Reconstruction of Rough Conductivities from Boundary Measurements
Ashwin Tarikere
TL;DR
This work extends Nachman’s constructive reconstruction to conductivities with limited regularity by proving reconstruction for $\gamma\in W^{3/2,2n}(\Omega)$ with $\gamma\equiv 1$ near the boundary and establishing a log-type stability when $\gamma\in W^{2-s,n/s}(\Omega)$ for $0<s<1/2$. The authors reduce the inverse conductivity problem to a Schrödinger problem with $q=\Delta\sqrt{\gamma}/\sqrt{\gamma}$, develop a Sobolev- and weight-based CGO framework at low regularity, and formulate a Fredholm boundary-integral equation that yields a constructive reconstruction of $q$ (and thus $\sqrt{\gamma}$) from the Dirichlet-to-Neumann map.
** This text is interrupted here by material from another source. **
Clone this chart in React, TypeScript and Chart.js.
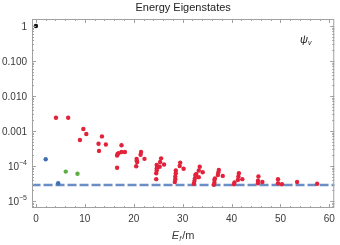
import React, { useEffect, useRef } from "react";
import { Chart, registerables } from "chart.js";
Chart.register(...registerables);

const chartTitle = "Energy Eigenstates";
const xMin = -0.8;
const xMax = 61;
const yMin = 6.3e-6;
const yMax = 1.585;
const xTickValues = [0, 10, 20, 30, 40, 50, 60];
const yTickValues = [1, 0.1, 0.01, 0.001, 1e-4, 1e-5];
const yTickBases = ["1", "0.100", "0.010", "0.001", "10", "10"];
const yTickExps = ["", "", "", "", "\u22124", "\u22125"];
const thresholdY = 2.85e-5;

const blackX = [0];
const blackY = [1];
const blueX = [2.0, 4.55];
const blueY = [1.55e-4, 3.2e-5];
const greenX = [6.1, 8.5];
const greenY = [6.9e-5, 6.0e-5];
const redX = [
  4.1, 6.6,
  9.0, 9.7, 10.3,
  12.8, 12.9, 13.5, 14.3,
  16.6, 16.6, 16.7, 16.9, 17.5, 17.5, 18.2,
  20.5, 20.6, 20.7, 20.6, 21.4, 21.5, 22.2,
  24.6, 24.6, 24.7, 24.7, 24.7, 24.8, 25.3, 25.4, 25.6, 26.2,
  28.4, 28.5, 28.5, 28.6, 28.6, 29.4, 29.5, 30.2,
  32.3, 32.4, 32.5, 32.6, 32.8, 33.3, 33.3, 33.5, 34.1,
  36.4, 36.5, 36.5, 36.6, 37.2, 37.3, 37.4, 38.2,
  40.5, 40.6, 41.3, 41.4, 41.5, 42.2,
  45.4, 45.4, 45.5, 46.3,
  49.5, 49.5, 50.3,
  53.4,
  57.5,
];
const redY = [
  2.4e-3, 2.4e-3,
  5.5e-4, 1.14e-3, 8.2e-4,
  4.3e-4, 2.7e-4, 7.0e-4, 4.1e-4,
  8.9e-5, 2.0e-4, 2.2e-4, 2.3e-4, 3.9e-4, 2.5e-4, 2.5e-4,
  9.8e-5, 1.6e-4, 1.3e-4, 1.4e-4, 2.1e-4, 2.5e-4, 1.6e-4,
  4.2e-5, 6.2e-5, 7.4e-5, 8.5e-5, 1.07e-4, 9.5e-5, 9.5e-5, 1.3e-4, 1.65e-4, 1.1e-4,
  3.5e-5, 4.2e-5, 5.0e-5, 6.2e-5, 7.4e-5, 1.0e-4, 1.25e-4, 8.3e-5,
  3.1e-5, 3.7e-5, 4.4e-5, 5.5e-5, 5.9e-5, 4.8e-5, 7.4e-5, 9.5e-5, 6.6e-5,
  2.9e-5, 3.3e-5, 4.0e-5, 4.4e-5, 5.5e-5, 6.5e-5, 7.7e-5, 5.2e-5,
  3.0e-5, 3.4e-5, 4.0e-5, 5.0e-5, 6.2e-5, 4.2e-5,
  3.2e-5, 3.8e-5, 5.0e-5, 3.5e-5,
  3.2e-5, 4.2e-5, 3.0e-5,
  3.5e-5,
  3.1e-5,
];

const FONT = "'Liberation Sans', Arial, sans-serif";
const LABEL_COLOR = "#3a3a3a";
const FRAME_COLOR = "#a0a0a0";

const toPts = (xs: number[], ys: number[]) => xs.map((x, i) => ({ x, y: ys[i] }));

const framePlugin = {
  id: "frameDecor",
  afterDraw(chart: any) {
    const { ctx, chartArea } = chart;
    const { left, right, top, bottom } = chartArea;
    const xs = chart.scales.x;
    const ys = chart.scales.y;
    ctx.save();
    ctx.strokeStyle = FRAME_COLOR;
    ctx.lineWidth = 1;
    ctx.strokeRect(left + 0.5, top + 0.5, right - left - 1, bottom - top - 1);
    ctx.beginPath();
    for (let v = 0; v <= 60; v += 2) {
      const px = Math.round(xs.getPixelForValue(v)) + 0.5;
      const len = v % 10 === 0 ? 4 : 2;
      ctx.moveTo(px, bottom);
      ctx.lineTo(px, bottom - len);
      ctx.moveTo(px, top);
      ctx.lineTo(px, top + len);
    }
    for (let e = -6; e <= 0; e++) {
      for (let m = 1; m <= 9; m++) {
        const v = m * Math.pow(10, e);
        if (v < yMin || v > yMax) continue;
        const py = Math.round(ys.getPixelForValue(v)) + 0.5;
        const len = m === 1 ? 4 : 2;
        ctx.moveTo(left, py);
        ctx.lineTo(left + len, py);
        ctx.moveTo(right, py);
        ctx.lineTo(right - len, py);
      }
    }
    ctx.stroke();

    ctx.fillStyle = LABEL_COLOR;
    ctx.textBaseline = "middle";
    yTickValues.forEach((v, i) => {
      const py = ys.getPixelForValue(v);
      const base = yTickBases[i];
      const exp = yTickExps[i];
      const xr = left - 5;
      ctx.font = `10px ${FONT}`;
      const bw = ctx.measureText(base).width;
      let ew = 0;
      if (exp) {
        ctx.font = `7px ${FONT}`;
        ew = ctx.measureText(exp).width;
      }
      ctx.font = `10px ${FONT}`;
      ctx.textAlign = "left";
      ctx.fillText(base, xr - bw - ew, py + 1);
      if (exp) {
        ctx.font = `7px ${FONT}`;
        ctx.fillText(exp, xr - ew, py - 3);
      }
    });

    ctx.fillStyle = "#222";
    ctx.font = `11px ${FONT}`;
    ctx.textAlign = "center";
    ctx.textBaseline = "middle";
    ctx.fillText(chartTitle, (left + right) / 2, 8);

    const cx = (left + right) / 2;
    const cy = 236;
    ctx.textAlign = "left";
    ctx.font = `italic 11px ${FONT}`;
    const wE = ctx.measureText("E").width;
    ctx.font = `italic 7px ${FONT}`;
    const wf = ctx.measureText("f").width;
    ctx.font = `11px ${FONT}`;
    const wm = ctx.measureText("/m").width;
    let x0 = cx - (wE + wf + 1 + wm) / 2;
    ctx.fillStyle = LABEL_COLOR;
    ctx.font = `italic 11px ${FONT}`;
    ctx.fillText("E", x0, cy);
    x0 += wE;
    ctx.font = `italic 7px ${FONT}`;
    ctx.fillText("f", x0, cy + 3);
    x0 += wf + 1;
    ctx.font = `11px ${FONT}`;
    ctx.fillText("/m", x0, cy);

    ctx.fillStyle = "#222";
    ctx.font = `italic 11px ${FONT}`;
    ctx.fillText("\u03C8", 300, 40);
    const wp = ctx.measureText("\u03C8").width;
    ctx.font = `italic 7px ${FONT}`;
    ctx.fillText("v", 300 + wp, 43);
    ctx.restore();
  },
};

export default function App() {
  const ref = useRef<HTMLCanvasElement | null>(null);
  useEffect(() => {
    if (!ref.current) return;
    const pt = (color: string, data: any[]) => ({
      type: "scatter" as const,
      data,
      backgroundColor: color,
      borderWidth: 0,
      pointRadius: 2.2,
      pointHoverRadius: 2.2,
      order: 0,
    });
    const chart = new Chart(ref.current, {
      type: "scatter",
      data: {
        datasets: [
          pt("#111111", toPts(blackX, blackY)),
          pt("#3f6fb0", toPts(blueX, blueY)),
          pt("#5fae45", toPts(greenX, greenY)),
          pt("#e2223a", toPts(redX, redY)),
          {
            type: "line" as const,
            data: [
              { x: xMin - 5, y: thresholdY },
              { x: xMax + 5, y: thresholdY },
            ],
            borderColor: "rgba(100,136,195,0.95)",
            borderWidth: 2.5,
            borderDash: [9, 3],
            pointRadius: 0,
            fill: false,
            order: 10,
          } as any,
        ],
      },
      options: {
        animation: false,
        responsive: false,
        maintainAspectRatio: false,
        layout: { padding: { top: 19, right: 5, left: 0, bottom: 0 } },
        plugins: {
          legend: { display: false },
          tooltip: { enabled: false },
          title: { display: false },
        },
        scales: {
          x: {
            type: "linear",
            min: xMin,
            max: xMax,
            grid: { display: false, drawTicks: false },
            border: { display: false },
            afterBuildTicks: (s: any) => {
              s.ticks = xTickValues.map((v) => ({ value: v }));
            },
            afterFit: (s: any) => {
              s.height = 37;
            },
            ticks: {
              padding: 5,
              color: LABEL_COLOR,
              font: { family: FONT, size: 10 },
              maxRotation: 0,
              autoSkip: false,
              callback: (v: any) => String(v),
            },
          },
          y: {
            type: "logarithmic",
            min: yMin,
            max: yMax,
            grid: { display: false, drawTicks: false },
            border: { display: false },
            afterBuildTicks: (s: any) => {
              s.ticks = yTickValues.map((v) => ({ value: v }));
            },
            afterFit: (s: any) => {
              s.width = 32;
            },
            ticks: { display: false },
          },
        },
      },
      plugins: [framePlugin],
    });
    return () => chart.destroy();
  }, []);
  return (
    <div style={{ position: "absolute", left: 0, top: 0, width: 340, height: 245, background: "#fff" }}>
      <canvas ref={ref} width={340} height={245} style={{ width: 340, height: 245, display: "block" }} />
    </div>
  );
}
They provide explicit stability results: a log-type estimate for $q$ in $W^{-1/2,2n}_{\mathrm{comp}}(\Omega)$ and a corresponding stability for $\gamma$ in a Hölder class, under Sobolev regularity assumptions that are weaker than Lipschitz. The methods avoid Bourgain-type spaces by exploiting the $\gamma\equiv1$ near the boundary and yield a practically relevant, constructive approach to boundary measurements for rough conductivities.
Abstract
We show the validity of Nachman's procedure (Ann. Math. 128(3):531-576, 1988) for reconstructing a conductivity $γ$ from its Dirichlet-to-Neumann map $Λ_γ$ for less regular conductivities, specifically $γ\in W^{3/2,2n}(Ω)$ such that $γ\equiv 1$ near $\partial Ω$. We also obtain a log-type stability estimate for the inverse problem when $γ$ has slightly higher regularity, i.e., $γ\in W^{2-s,n/s}(Ω)$ for $0 < s <1/2$.